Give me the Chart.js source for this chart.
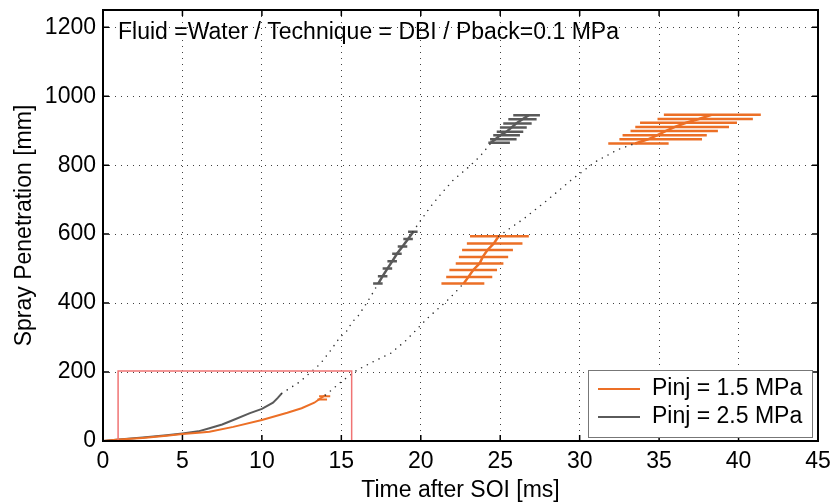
<!DOCTYPE html>
<html>
<head>
<meta charset="utf-8">
<script src="https://cdn.jsdelivr.net/npm/chart.js@4.4.0/dist/chart.umd.min.js"></script>
<style>
  body { margin: 0; background: #fff; }
  #wrap { width: 831px; height: 504px; }
</style>
</head>
<body>
<div id="wrap"><canvas id="sprayChart" width="831" height="504"></canvas></div>
<script>
// ---- data ----
const seriesLabels = ['Pinj = 1.5 MPa', 'Pinj = 2.5 MPa'];
const noteText = 'Fluid =Water / Technique = DBI / Pback=0.1 MPa';

// solid traces (early penetration, time in ms / penetration in mm)
const p15Time = [0, 1, 2.5, 4, 5, 6, 6.7, 8.2, 10, 11.6, 12.5, 13.3, 13.7, 14.0];
const p15Pen  = [0, 4, 9, 15, 20, 24, 27, 41, 61, 82, 95, 111, 124, 133];
const p25Time = [0, 1, 2.5, 4, 5, 6, 6.7, 7.5, 8.2, 9.25, 10, 10.7, 11.0, 11.25];
const p25Pen  = [0, 4, 10, 17, 22, 28, 37, 48, 61, 81, 93, 111, 125, 138];

// dotted connections between measurement windows
const p15DotATime = [14.0, 15.0, 16.0, 17.0, 18.1, 19.1, 20.4, 21.0, 21.8, 22.6];
const p15DotAPen  = [133, 172, 206, 230, 254, 293, 355, 380, 413, 452];
const p15DotBTime = [24.9, 26.5, 28.0, 29.5, 31.0, 32.4, 33.5];
const p15DotBPen  = [594, 645, 700, 758, 810, 845, 863];
const p25DotATime = [11.25, 12.4, 13.7, 14.3, 14.9, 15.4, 15.65, 16.1, 16.6, 16.9, 17.3];
const p25DotAPen  = [138, 172, 225, 261, 300, 322, 343, 365, 401, 423, 455];
const p25DotBTime = [19.5, 19.7, 20.6, 21.3, 22.05, 22.9, 23.7, 24.4];
const p25DotBPen  = [607, 620, 679, 718, 757, 790, 824, 863];

// measurement windows: mean line + horizontal error bars
const p15WinAPen  = [457, 476, 496, 515, 534, 554, 573, 594];
const p15WinATime = [22.7, 23.0, 23.3, 23.7, 23.9, 24.2, 24.6, 24.9];
const p15WinAMin  = [21.3, 21.6, 21.8, 22.2, 22.4, 22.6, 22.9, 23.1];
const p15WinAMax  = [24.0, 24.5, 24.8, 25.2, 25.5, 25.8, 26.4, 26.8];

const p15WinBPen  = [863, 875, 887, 899, 911, 923, 934, 946];
const p15WinBTime = [33.5, 34.3, 34.9, 35.4, 36.0, 36.7, 37.5, 38.3];
const p15WinBMin  = [31.8, 32.5, 32.7, 33.2, 33.5, 33.8, 34.9, 35.3];
const p15WinBMax  = [35.6, 37.7, 38.0, 38.7, 39.4, 39.9, 40.9, 41.4];

const p15EndPen  = [120, 130];
const p15EndMin  = [13.5, 13.6];
const p15EndMax  = [14.1, 14.3];

const p25WinAPen  = [457, 478, 500, 521, 543, 564, 586, 607];
const p25WinATime = [17.33, 17.6, 17.9, 18.2, 18.5, 18.85, 19.2, 19.53];
const p25WinAMin  = [17.0, 17.3, 17.6, 17.9, 18.2, 18.55, 18.9, 19.2];
const p25WinAMax  = [17.6, 17.9, 18.2, 18.5, 18.8, 19.15, 19.5, 19.8];

const p25WinBPen  = [865, 875, 887, 897, 909, 921, 933, 945];
const p25WinBTime = [24.4, 24.7, 25.0, 25.4, 25.7, 26.0, 26.4, 26.8];
const p25WinBMin  = [24.25, 24.36, 24.56, 24.78, 24.98, 25.19, 25.51, 25.82];
const p25WinBMax  = [25.61, 26.03, 26.24, 26.45, 26.67, 26.98, 27.29, 27.5];

// zoom box around the early part
const boxTime = [0.95, 0.95, 15.65, 15.65, 0.95];
const boxPen  = [0, 203, 203, 0, 0];

const ORANGE = '#EC6F26';
const GRAY = '#5A5A5A';
const FONT = '"Liberation Sans", Arial, Helvetica, sans-serif';
const FSIZE = 23;

function pts(xs, ys) {
  return xs.map((x, i) => ({ x: x, y: ys[i] }));
}
// error bars as separate segments, broken with null points
function bars(mins, maxs, ys) {
  const out = [];
  ys.forEach((y, i) => {
    out.push({ x: mins[i], y: y }, { x: maxs[i], y: y }, { x: maxs[i], y: null });
  });
  return out;
}

const solid = (label, data, color, w) => ({
  label, data, borderColor: color, backgroundColor: color,
  borderWidth: w || 2, pointRadius: 0, tension: 0, spanGaps: false
});
const dotted = (data) => ({
  label: '', data, borderColor: '#333', borderWidth: 1.6,
  borderDash: [0, 6.5], borderCapStyle: 'round', pointRadius: 0, tension: 0
});

// ---- plugins ----
const frameAndNote = {
  id: 'frameAndNote',
  afterDatasetsDraw(chart) {
    const { ctx, chartArea: a, scales } = chart;
    ctx.save();
    // inward tick marks
    ctx.strokeStyle = '#000';
    ctx.lineWidth = 1.5;
    ctx.beginPath();
    scales.x.ticks.forEach(t => {
      const px = scales.x.getPixelForValue(t.value);
      ctx.moveTo(px, a.bottom); ctx.lineTo(px, a.bottom - 6);
      ctx.moveTo(px, a.top); ctx.lineTo(px, a.top + 6);
    });
    scales.y.ticks.forEach(t => {
      const py = scales.y.getPixelForValue(t.value);
      ctx.moveTo(a.left, py); ctx.lineTo(a.left + 6, py);
      ctx.moveTo(a.right, py); ctx.lineTo(a.right - 6, py);
    });
    ctx.stroke();
    // axes box
    ctx.lineWidth = 2;
    ctx.strokeRect(a.left, a.top, a.right - a.left, a.bottom - a.top);

    // annotation
    ctx.fillStyle = '#000';
    ctx.font = FSIZE + 'px ' + FONT;
    ctx.textBaseline = 'middle';
    ctx.textAlign = 'left';
    ctx.fillText(noteText, a.left + 15, a.top + 23);

    // legend, lower right inside the axes
    const w = 224, h = 67;
    const lx = a.right - 6 - w, ly = a.bottom - 4 - h;
    ctx.fillStyle = '#fff';
    ctx.fillRect(lx, ly, w, h);
    ctx.strokeStyle = '#777';
    ctx.lineWidth = 1;
    ctx.strokeRect(lx + 0.5, ly + 0.5, w, h);
    [ORANGE, GRAY].forEach((c, i) => {
      const yy = ly + 19 + i * 28;
      ctx.strokeStyle = c;
      ctx.lineWidth = 2;
      ctx.beginPath();
      ctx.moveTo(lx + 10, yy); ctx.lineTo(lx + 52, yy);
      ctx.stroke();
      ctx.fillStyle = '#000';
      ctx.fillText(seriesLabels[i], lx + 64, yy);
    });
    ctx.restore();
  }
};

new Chart(document.getElementById('sprayChart'), {
  type: 'line',
  data: {
    datasets: [
      solid('box', pts(boxTime, boxPen), '#F07474', 1.5),
      dotted(pts(p15DotATime, p15DotAPen)),
      dotted(pts(p15DotBTime, p15DotBPen)),
      dotted(pts(p25DotATime, p25DotAPen)),
      dotted(pts(p25DotBTime, p25DotBPen)),
      solid(seriesLabels[0], pts(p15Time, p15Pen), ORANGE),
      solid(seriesLabels[1], pts(p25Time, p25Pen), GRAY),
      solid('p15 bars A', bars(p15WinAMin, p15WinAMax, p15WinAPen), ORANGE, 2.5),
      solid('p15 bars B', bars(p15WinBMin, p15WinBMax, p15WinBPen), ORANGE, 2.5),
      solid('p15 bars end', bars(p15EndMin, p15EndMax, p15EndPen), ORANGE),
      solid('p15 mean A', pts(p15WinATime, p15WinAPen), ORANGE, 2.5),
      solid('p15 mean B', pts(p15WinBTime, p15WinBPen), ORANGE, 2.5),
      solid('p25 bars A', bars(p25WinAMin, p25WinAMax, p25WinAPen), GRAY, 2.5),
      solid('p25 bars B', bars(p25WinBMin, p25WinBMax, p25WinBPen), GRAY, 2.5),
      solid('p25 mean A', pts(p25WinATime, p25WinAPen), GRAY, 2.5),
      solid('p25 mean B', pts(p25WinBTime, p25WinBPen), GRAY, 2.5)
    ]
  },
  options: {
    responsive: false,
    animation: false,
    layout: { padding: { left: 0, right: 13, top: 10, bottom: 0 } },
    plugins: {
      legend: { display: false },
      tooltip: { enabled: false }
    },
    scales: {
      x: {
        type: 'linear',
        min: 0,
        max: 45,
        ticks: { stepSize: 5, padding: 7, color: '#000', font: { size: FSIZE, family: FONT },
                 callback: v => String(v) },
        grid: { color: 'rgba(0,0,0,0.75)', lineWidth: 1, drawTicks: false },
        border: { display: false, dash: [1, 5] },
        title: {
          display: true, text: 'Time after SOI [ms]', color: '#000',
          font: { size: FSIZE, family: FONT }, padding: { top: 0, bottom: 0 }
        },
        afterFit(s) { s.height = 63; s.paddingLeft = 0; s.paddingRight = 0; }
      },
      y: {
        type: 'linear',
        min: 0,
        max: 1250,
        ticks: { stepSize: 200, includeBounds: false, padding: 7, color: '#000',
                 font: { size: FSIZE, family: FONT }, callback: v => String(v) },
        grid: { color: 'rgba(0,0,0,0.75)', lineWidth: 1, drawTicks: false },
        border: { display: false, dash: [1, 5] },
        title: {
          display: true, text: 'Spray Penetration [mm]', color: '#000',
          font: { size: FSIZE, family: FONT }, padding: { top: 11, bottom: 0 }
        },
        afterFit(s) { s.width = 103; s.paddingTop = 0; s.paddingBottom = 0; }
      }
    }
  },
  plugins: [frameAndNote]
});
</script>
</body>
</html>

# [WHAT THE EXERCISE ASKS]
Restate, line by line and word for word, everything from the top of the material through the line that contains "const noteText = 'Fluid". Leave pictures out.

# [FULL SOLUTION]
Give me the Chart.js source for this chart.
<!DOCTYPE html>
<html>
<head>
<meta charset="utf-8">
<script src="https://cdn.jsdelivr.net/npm/chart.js@4.4.0/dist/chart.umd.min.js"></script>
<style>
  body { margin: 0; background: #fff; }
  #wrap { width: 831px; height: 504px; }
</style>
</head>
<body>
<div id="wrap"><canvas id="sprayChart" width="831" height="504"></canvas></div>
<script>
// ---- data ----
const seriesLabels = ['Pinj = 1.5 MPa', 'Pinj = 2.5 MPa'];
const noteText = 'Fluid =Water / Technique = DBI / Pback=0.1 MPa';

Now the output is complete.